Congress on Friday neared consideration of a bipartisan measure to protect banks that service state-legal marijuana businesses operating in the face of federal prohibition.

House Majority Leader Rep. Steny Hoyer told colleagues Thursday that he intends to have the full House of Representatives vote this month on the Secure and Fair Enforcement (SAFE) Banking Act, a spokesperson for the Maryland Democrat told The Washington Times.

“We’re discussing it with Members, but it hasn’t been scheduled just yet,” spokesperson Mariel Saez told The Times in an email.

Marijuana is federally outlawed on account of being categorized as a Scheduled 1 narcotic under the U.S. Controlled Substances Act. Thirty-three states have legalized marijuana for various degrees, however, complicating matters for banks who risk breaking federal law by servicing marijuana businesses.

Introduced in the House by Rep. Earl Perlmutter, Colorado Democrat, the SAFE Banking Act would effectively establish protections for state-legal marijuana industry stakeholders by stating that “proceeds from a transaction conducted by a cannabis-related legitimate business shall not be considered as proceeds from an unlawful activity.”
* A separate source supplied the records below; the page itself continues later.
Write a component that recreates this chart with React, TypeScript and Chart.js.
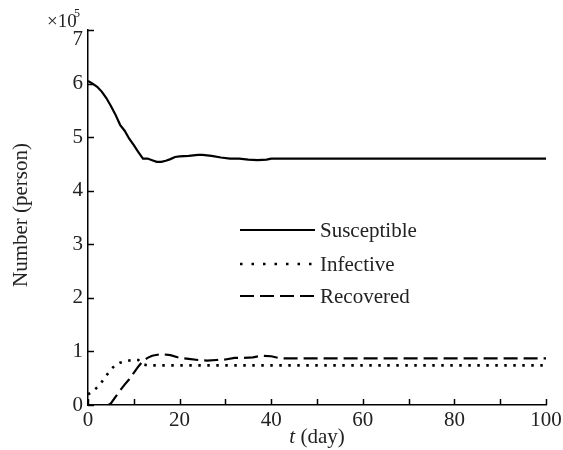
import React, { useEffect, useRef } from "react";
import { Chart, registerables } from "chart.js";

Chart.register(...registerables);

const sT = [0, 1, 2, 3, 4, 5, 6, 7, 8, 9, 10, 11, 12, 13, 14, 15, 16, 17, 18, 19, 20, 22, 24, 25, 27, 29, 31, 33, 35, 37, 39, 40, 100];
const susceptible = [6.05, 6.0, 5.94, 5.85, 5.73, 5.58, 5.42, 5.23, 5.12, 4.97, 4.85, 4.72, 4.6, 4.6, 4.57, 4.54, 4.54, 4.56, 4.59, 4.63, 4.64, 4.65, 4.67, 4.67, 4.65, 4.62, 4.6, 4.6, 4.58, 4.57, 4.58, 4.6, 4.6];

const iT = [0, 1, 2, 3, 4, 5, 6, 7, 8, 9, 10, 11, 12, 13, 100];
const infective = [0.2, 0.25, 0.33, 0.43, 0.55, 0.66, 0.75, 0.79, 0.81, 0.83, 0.84, 0.84, 0.76, 0.74, 0.74];

const rT = [0, 4.5, 5, 6, 7, 8, 9, 10, 11, 12, 13, 14, 16, 18, 20, 22, 24, 26, 28, 30, 32, 34, 36, 38, 40, 42, 100];
const recovered = [0, 0, 0.03, 0.15, 0.27, 0.38, 0.48, 0.6, 0.72, 0.82, 0.88, 0.92, 0.95, 0.93, 0.88, 0.86, 0.84, 0.83, 0.84, 0.85, 0.88, 0.88, 0.89, 0.92, 0.91, 0.87, 0.87];

const seriesNames = ["Susceptible", "Infective", "Recovered"];
const xTickValues = [0, 10, 20, 30, 40, 50, 60, 70, 80, 90, 100];
const yTickValues = [0, 1, 2, 3, 4, 5, 6, 7];
const yMax = 7;

const FONT = "Liberation Serif";

const pts = (t: number[], v: number[]) => t.map((x, i) => ({ x, y: v[i] }));

const decorPlugin = {
  id: "decor",
  afterDraw(chart: any) {
    const ctx = chart.ctx;
    const xs = chart.scales.x;
    const ys = chart.scales.y;
    const ca = chart.chartArea;
    ctx.save();
    ctx.strokeStyle = "#000";
    ctx.lineWidth = 1.5;
    // inward ticks
    xTickValues.forEach((v) => {
      const px = Math.round(xs.getPixelForValue(v)) + 0.5;
      ctx.beginPath();
      ctx.moveTo(px, ca.bottom);
      ctx.lineTo(px, ca.bottom - 6);
      ctx.stroke();
    });
    yTickValues.forEach((v) => {
      const py = Math.round(ys.getPixelForValue(v)) + 0.5;
      ctx.beginPath();
      ctx.moveTo(ca.left, py);
      ctx.lineTo(ca.left + 6, py);
      ctx.stroke();
    });
    // top tick label (shifted down, below the exponent)
    ctx.fillStyle = "#222";
    ctx.font = `21px "${FONT}"`;
    ctx.textAlign = "right";
    ctx.textBaseline = "middle";
    ctx.fillText(String(yMax), ca.left - 5, ys.getPixelForValue(yMax) + 9);
    // exponent label
    ctx.textBaseline = "alphabetic";
    ctx.textAlign = "left";
    ctx.font = `19px "${FONT}"`;
    ctx.fillText("\u00d710", 47, 27);
    ctx.font = `12px "${FONT}"`;
    ctx.fillText("5", 74, 17);
    // x title with italic t
    ctx.font = `italic 21px "${FONT}"`;
    const tW = ctx.measureText("t").width;
    ctx.font = `21px "${FONT}"`;
    const restW = ctx.measureText(" (day)").width;
    const cx = (ca.left + ca.right) / 2;
    const startX = cx - (tW + restW) / 2;
    ctx.font = `italic 21px "${FONT}"`;
    ctx.fillText("t", startX, 443);
    ctx.font = `21px "${FONT}"`;
    ctx.fillText(" (day)", startX + tW, 443);
    // y title
    ctx.save();
    ctx.translate(27, 215);
    ctx.rotate(-Math.PI / 2);
    ctx.textAlign = "center";
    ctx.font = `21px "${FONT}"`;
    ctx.fillText("Number (person)", 0, 0);
    ctx.restore();
    // legend
    const lx0 = 240, lx1 = 315, ty = [230, 264, 296];
    chart.data.datasets.forEach((ds: any, i: number) => {
      ctx.save();
      ctx.strokeStyle = ds.borderColor;
      ctx.lineWidth = ds.borderWidth;
      ctx.setLineDash(i === 1 ? [2.5, 9] : ds.borderDash || []);
      ctx.beginPath();
      ctx.moveTo(lx0, ty[i]);
      ctx.lineTo(lx1, ty[i]);
      ctx.stroke();
      ctx.restore();
      ctx.font = `21px "${FONT}"`;
      ctx.textBaseline = "middle";
      ctx.fillStyle = "#222";
      ctx.fillText(ds.label, 320, ty[i] + 1);
    });
    ctx.restore();
  },
};

export default function App() {
  const ref = useRef<HTMLCanvasElement>(null);
  useEffect(() => {
    if (!ref.current) return;
    const chart = new Chart(ref.current, {
      type: "line",
      data: {
        datasets: [
          {
            label: seriesNames[0],
            data: pts(sT, susceptible),
            borderColor: "#000",
            borderWidth: 2.2,
            pointRadius: 0,
            tension: 0,
          },
          {
            label: seriesNames[1],
            data: pts(iT, infective),
            borderColor: "#000",
            borderWidth: 2.6,
            borderDash: [2.5, 6.5],
            pointRadius: 0,
            tension: 0,
          },
          {
            label: seriesNames[2],
            data: pts(rT, recovered),
            borderColor: "#000",
            borderWidth: 2.2,
            borderDash: [14, 6],
            pointRadius: 0,
            tension: 0,
          },
        ],
      },
      options: {
        animation: false,
        responsive: false,
        layout: { padding: { top: 30, right: 17, left: 0, bottom: 0 } },
        plugins: { legend: { display: false }, tooltip: { enabled: false } },
        scales: {
          x: {
            type: "linear",
            min: 0,
            max: 100,
            afterFit: (s: any) => { s.height = 45; s.paddingRight = 0; s.paddingLeft = 0; },
            afterBuildTicks: (s: any) => { s.ticks = xTickValues.map((v) => ({ value: v })); },
            grid: { display: false, drawTicks: false },
            border: { display: true, color: "#000", width: 1.5 },
            ticks: {
              padding: 3,
              color: "#222",
              font: { family: FONT, size: 21 },
              maxRotation: 0,
              autoSkip: false,
              callback: (v: any) => (Number(v) % 20 === 0 ? String(v) : ""),
            },
          },
          y: {
            type: "linear",
            min: 0,
            max: yMax,
            afterFit: (s: any) => { s.width = 88; s.paddingTop = 0; s.paddingBottom = 0; },
            afterBuildTicks: (s: any) => { s.ticks = yTickValues.map((v) => ({ value: v })); },
            grid: { display: false, drawTicks: false },
            border: { display: true, color: "#000", width: 1.5 },
            ticks: {
              padding: 5,
              color: "#222",
              font: { family: FONT, size: 21 },
              autoSkip: false,
              callback: (v: any) => (Number(v) === yMax ? "" : String(v)),
            },
          },
        },
      },
      plugins: [decorPlugin],
    } as any);
    return () => chart.destroy();
  }, []);
  return (
    <div style={{ position: "fixed", left: 0, top: 0, width: 563, height: 450, background: "#fff" }}>
      <canvas ref={ref} width={563} height={450} />
    </div>
  );
}
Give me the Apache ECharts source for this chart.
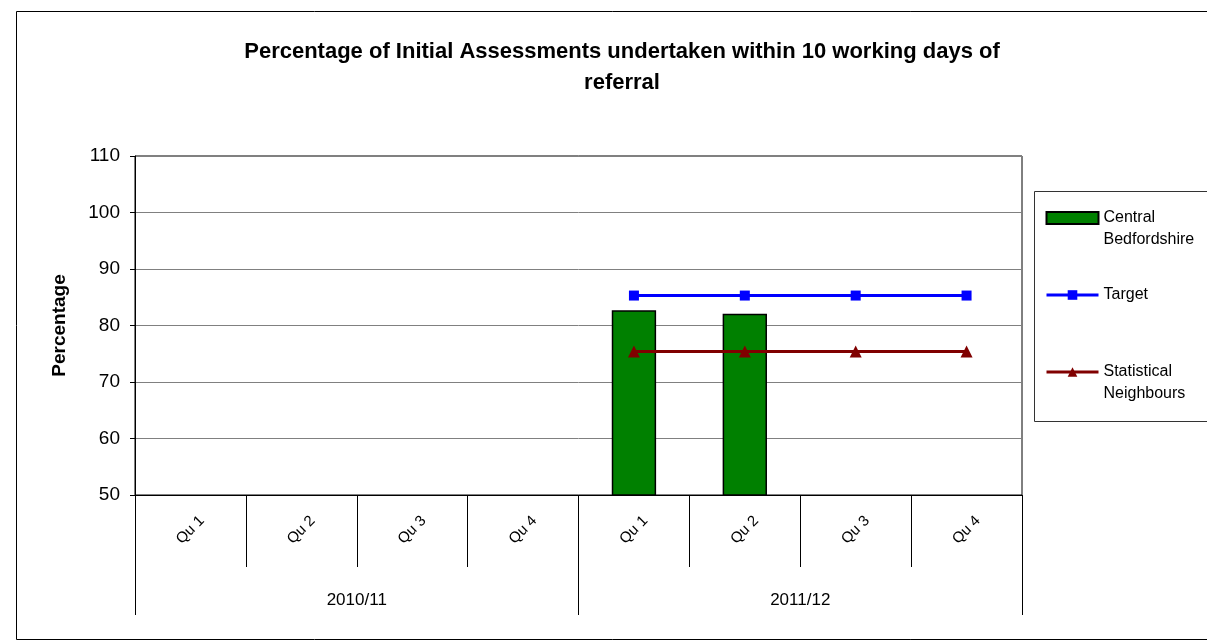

A total of 206 cosponsors, including 26 Republicans, have signed on to support the House bill, while a companion version led by Sen. Jeff Merkley, Oregon Democrat, has garnered the support of 31 colleagues since being introduced in April.

First reported earlier Friday by the Marijuana Moment news site, the House leader’s push to move ahead this month with the SAFE Banking Act came amid similar efforts gaining steam across Capitol Hill. Senate Banking Chairman Mike Crapo, Idaho Republican, recently said that he hopes to vote before the end of of the year on a bill to similarly allow banks to serve marijuana-related businesses, Politico reported this week.

President Trump, for his part, recently reiterated that that he supports letting states decide whether they want to pass laws defying federal marijuana prohibition.

“It’s a very big subject and right now we are allowing states to make that decision,” Mr. Trump said last month. “A lot of states are making that decision, but we’re allowing states to make that decision.”